| Exercise task |
Reproduce the entire listing word for word.

------------------------------------------------

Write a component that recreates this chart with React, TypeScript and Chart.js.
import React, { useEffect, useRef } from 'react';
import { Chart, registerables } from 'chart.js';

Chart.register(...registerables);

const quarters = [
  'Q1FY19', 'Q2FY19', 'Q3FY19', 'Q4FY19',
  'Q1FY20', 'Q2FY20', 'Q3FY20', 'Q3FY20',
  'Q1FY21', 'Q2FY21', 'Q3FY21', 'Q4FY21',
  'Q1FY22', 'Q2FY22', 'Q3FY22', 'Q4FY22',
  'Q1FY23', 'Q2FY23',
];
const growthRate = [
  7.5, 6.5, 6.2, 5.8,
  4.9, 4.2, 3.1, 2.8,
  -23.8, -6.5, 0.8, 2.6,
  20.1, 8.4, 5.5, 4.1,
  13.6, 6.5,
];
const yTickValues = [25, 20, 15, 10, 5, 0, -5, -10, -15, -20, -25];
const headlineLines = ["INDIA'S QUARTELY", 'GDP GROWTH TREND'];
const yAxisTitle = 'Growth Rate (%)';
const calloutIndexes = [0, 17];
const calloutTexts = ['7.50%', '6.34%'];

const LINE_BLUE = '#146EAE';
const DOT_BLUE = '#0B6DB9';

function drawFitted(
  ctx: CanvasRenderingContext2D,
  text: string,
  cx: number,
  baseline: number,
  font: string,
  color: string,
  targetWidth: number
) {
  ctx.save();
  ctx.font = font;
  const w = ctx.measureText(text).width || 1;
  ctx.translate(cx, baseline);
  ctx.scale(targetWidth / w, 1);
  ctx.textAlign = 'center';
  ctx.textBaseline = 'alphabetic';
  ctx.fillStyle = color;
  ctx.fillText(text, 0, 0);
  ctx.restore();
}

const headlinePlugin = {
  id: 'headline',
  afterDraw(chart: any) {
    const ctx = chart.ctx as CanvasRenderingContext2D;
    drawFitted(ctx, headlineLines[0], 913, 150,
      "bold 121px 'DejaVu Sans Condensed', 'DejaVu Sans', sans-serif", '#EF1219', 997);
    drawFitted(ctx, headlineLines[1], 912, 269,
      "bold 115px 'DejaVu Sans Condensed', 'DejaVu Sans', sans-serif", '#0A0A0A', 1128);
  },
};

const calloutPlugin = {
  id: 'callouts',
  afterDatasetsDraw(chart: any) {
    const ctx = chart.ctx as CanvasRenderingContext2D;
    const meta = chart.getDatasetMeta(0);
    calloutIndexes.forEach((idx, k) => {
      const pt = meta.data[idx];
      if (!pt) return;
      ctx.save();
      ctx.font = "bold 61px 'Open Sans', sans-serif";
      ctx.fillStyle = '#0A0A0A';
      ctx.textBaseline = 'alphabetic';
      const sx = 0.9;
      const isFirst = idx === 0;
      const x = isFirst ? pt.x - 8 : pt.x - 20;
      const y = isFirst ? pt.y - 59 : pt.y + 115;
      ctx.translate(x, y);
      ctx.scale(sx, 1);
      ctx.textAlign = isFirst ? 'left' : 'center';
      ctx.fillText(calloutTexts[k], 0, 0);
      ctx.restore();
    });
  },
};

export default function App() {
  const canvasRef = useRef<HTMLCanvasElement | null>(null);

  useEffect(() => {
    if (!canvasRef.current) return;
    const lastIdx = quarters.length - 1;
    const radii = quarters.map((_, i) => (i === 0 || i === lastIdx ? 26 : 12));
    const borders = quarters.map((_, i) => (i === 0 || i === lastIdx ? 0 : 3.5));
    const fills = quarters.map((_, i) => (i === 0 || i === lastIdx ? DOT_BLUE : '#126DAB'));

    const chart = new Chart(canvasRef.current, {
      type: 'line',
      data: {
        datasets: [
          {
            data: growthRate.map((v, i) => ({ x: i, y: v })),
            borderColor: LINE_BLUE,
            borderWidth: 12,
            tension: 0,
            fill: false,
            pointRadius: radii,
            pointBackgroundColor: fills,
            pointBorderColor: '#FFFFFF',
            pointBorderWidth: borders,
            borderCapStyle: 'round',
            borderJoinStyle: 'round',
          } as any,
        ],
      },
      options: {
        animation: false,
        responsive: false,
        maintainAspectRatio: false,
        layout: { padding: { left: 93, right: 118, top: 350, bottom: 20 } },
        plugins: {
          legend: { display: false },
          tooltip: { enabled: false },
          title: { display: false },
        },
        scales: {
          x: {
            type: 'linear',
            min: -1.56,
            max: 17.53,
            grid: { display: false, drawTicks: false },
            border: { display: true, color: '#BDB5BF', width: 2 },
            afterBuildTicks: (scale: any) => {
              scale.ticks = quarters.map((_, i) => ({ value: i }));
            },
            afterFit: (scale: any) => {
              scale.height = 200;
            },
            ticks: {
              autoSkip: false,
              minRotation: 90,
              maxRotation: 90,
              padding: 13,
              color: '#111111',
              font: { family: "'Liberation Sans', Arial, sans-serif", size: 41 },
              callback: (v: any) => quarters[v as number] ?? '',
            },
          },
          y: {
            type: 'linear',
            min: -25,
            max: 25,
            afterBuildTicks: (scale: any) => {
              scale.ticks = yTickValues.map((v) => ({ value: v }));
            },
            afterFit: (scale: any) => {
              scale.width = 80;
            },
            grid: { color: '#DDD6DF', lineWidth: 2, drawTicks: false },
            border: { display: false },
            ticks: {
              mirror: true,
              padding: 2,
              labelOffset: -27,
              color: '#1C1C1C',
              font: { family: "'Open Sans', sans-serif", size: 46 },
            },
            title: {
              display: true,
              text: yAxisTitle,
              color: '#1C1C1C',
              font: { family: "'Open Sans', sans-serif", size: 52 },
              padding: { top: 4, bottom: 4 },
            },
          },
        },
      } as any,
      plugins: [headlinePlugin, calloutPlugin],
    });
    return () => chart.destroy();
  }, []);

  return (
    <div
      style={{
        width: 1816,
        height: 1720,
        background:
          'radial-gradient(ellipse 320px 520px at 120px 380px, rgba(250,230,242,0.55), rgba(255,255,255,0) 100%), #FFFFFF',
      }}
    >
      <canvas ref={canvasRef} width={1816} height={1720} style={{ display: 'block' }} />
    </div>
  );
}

------------------------------------------------

| Result of the task |
Write a component that recreates this chart with React, TypeScript and Chart.js.
import React, { useEffect, useRef } from 'react';
import { Chart, registerables } from 'chart.js';

Chart.register(...registerables);

const quarters = [
  'Q1FY19', 'Q2FY19', 'Q3FY19', 'Q4FY19',
  'Q1FY20', 'Q2FY20', 'Q3FY20', 'Q3FY20',
  'Q1FY21', 'Q2FY21', 'Q3FY21', 'Q4FY21',
  'Q1FY22', 'Q2FY22', 'Q3FY22', 'Q4FY22',
  'Q1FY23', 'Q2FY23',
];
const growthRate = [
  7.5, 6.5, 6.2, 5.8,
  4.9, 4.2, 3.1, 2.8,
  -23.8, -6.5, 0.8, 2.6,
  20.1, 8.4, 5.5, 4.1,
  13.6, 6.5,
];
const yTickValues = [25, 20, 15, 10, 5, 0, -5, -10, -15, -20, -25];
const headlineLines = ["INDIA'S QUARTELY", 'GDP GROWTH TREND'];
const yAxisTitle = 'Growth Rate (%)';
const calloutIndexes = [0, 17];
const calloutTexts = ['7.50%', '6.34%'];

const LINE_BLUE = '#146EAE';
const DOT_BLUE = '#0B6DB9';

function drawFitted(
  ctx: CanvasRenderingContext2D,
  text: string,
  cx: number,
  baseline: number,
  font: string,
  color: string,
  targetWidth: number
) {
  ctx.save();
  ctx.font = font;
  const w = ctx.measureText(text).width || 1;
  ctx.translate(cx, baseline);
  ctx.scale(targetWidth / w, 1);
  ctx.textAlign = 'center';
  ctx.textBaseline = 'alphabetic';
  ctx.fillStyle = color;
  ctx.fillText(text, 0, 0);
  ctx.restore();
}

const headlinePlugin = {
  id: 'headline',
  afterDraw(chart: any) {
    const ctx = chart.ctx as CanvasRenderingContext2D;
    drawFitted(ctx, headlineLines[0], 913, 150,
      "bold 121px 'DejaVu Sans Condensed', 'DejaVu Sans', sans-serif", '#EF1219', 997);
    drawFitted(ctx, headlineLines[1], 912, 269,
      "bold 115px 'DejaVu Sans Condensed', 'DejaVu Sans', sans-serif", '#0A0A0A', 1128);
  },
};

const calloutPlugin = {
  id: 'callouts',
  afterDatasetsDraw(chart: any) {
    const ctx = chart.ctx as CanvasRenderingContext2D;
    const meta = chart.getDatasetMeta(0);
    calloutIndexes.forEach((idx, k) => {
      const pt = meta.data[idx];
      if (!pt) return;
      ctx.save();
      ctx.font = "bold 61px 'Open Sans', sans-serif";
      ctx.fillStyle = '#0A0A0A';
      ctx.textBaseline = 'alphabetic';
      const sx = 0.9;
      const isFirst = idx === 0;
      const x = isFirst ? pt.x - 8 : pt.x - 20;
      const y = isFirst ? pt.y - 59 : pt.y + 115;
      ctx.translate(x, y);
      ctx.scale(sx, 1);
      ctx.textAlign = isFirst ? 'left' : 'center';
      ctx.fillText(calloutTexts[k], 0, 0);
      ctx.restore();
    });
  },
};

export default function App() {
  const canvasRef = useRef<HTMLCanvasElement | null>(null);

  useEffect(() => {
    if (!canvasRef.current) return;
    const lastIdx = quarters.length - 1;
    const radii = quarters.map((_, i) => (i === 0 || i === lastIdx ? 26 : 12));
    const borders = quarters.map((_, i) => (i === 0 || i === lastIdx ? 0 : 3.5));
    const fills = quarters.map((_, i) => (i === 0 || i === lastIdx ? DOT_BLUE : '#126DAB'));

    const chart = new Chart(canvasRef.current, {
      type: 'line',
      data: {
        datasets: [
          {
            data: growthRate.map((v, i) => ({ x: i, y: v })),
            borderColor: LINE_BLUE,
            borderWidth: 12,
            tension: 0,
            fill: false,
            pointRadius: radii,
            pointBackgroundColor: fills,
            pointBorderColor: '#FFFFFF',
            pointBorderWidth: borders,
            borderCapStyle: 'round',
            borderJoinStyle: 'round',
          } as any,
        ],
      },
      options: {
        animation: false,
        responsive: false,
        maintainAspectRatio: false,
        layout: { padding: { left: 93, right: 118, top: 350, bottom: 20 } },
        plugins: {
          legend: { display: false },
          tooltip: { enabled: false },
          title: { display: false },
        },
        scales: {
          x: {
            type: 'linear',
            min: -1.56,
            max: 17.53,
            grid: { display: false, drawTicks: false },
            border: { display: true, color: '#BDB5BF', width: 2 },
            afterBuildTicks: (scale: any) => {
              scale.ticks = quarters.map((_, i) => ({ value: i }));
            },
            afterFit: (scale: any) => {
              scale.height = 200;
            },
            ticks: {
              autoSkip: false,
              minRotation: 90,
              maxRotation: 90,
              padding: 13,
              color: '#111111',
              font: { family: "'Liberation Sans', Arial, sans-serif", size: 41 },
              callback: (v: any) => quarters[v as number] ?? '',
            },
          },
          y: {
            type: 'linear',
            min: -25,
            max: 25,
            afterBuildTicks: (scale: any) => {
              scale.ticks = yTickValues.map((v) => ({ value: v }));
            },
            afterFit: (scale: any) => {
              scale.width = 80;
            },
            grid: { color: '#DDD6DF', lineWidth: 2, drawTicks: false },
            border: { display: false },
            ticks: {
              mirror: true,
              padding: 2,
              labelOffset: -27,
              color: '#1C1C1C',
              font: { family: "'Open Sans', sans-serif", size: 46 },
            },
            title: {
              display: true,
              text: yAxisTitle,
              color: '#1C1C1C',
              font: { family: "'Open Sans', sans-serif", size: 52 },
              padding: { top: 4, bottom: 4 },
            },
          },
        },
      } as any,
      plugins: [headlinePlugin, calloutPlugin],
    });
    return () => chart.destroy();
  }, []);

  return (
    <div
      style={{
        width: 1816,
        height: 1720,
        background:
          'radial-gradient(ellipse 320px 520px at 120px 380px, rgba(250,230,242,0.55), rgba(255,255,255,0) 100%), #FFFFFF',
      }}
    >
      <canvas ref={canvasRef} width={1816} height={1720} style={{ display: 'block' }} />
    </div>
  );
}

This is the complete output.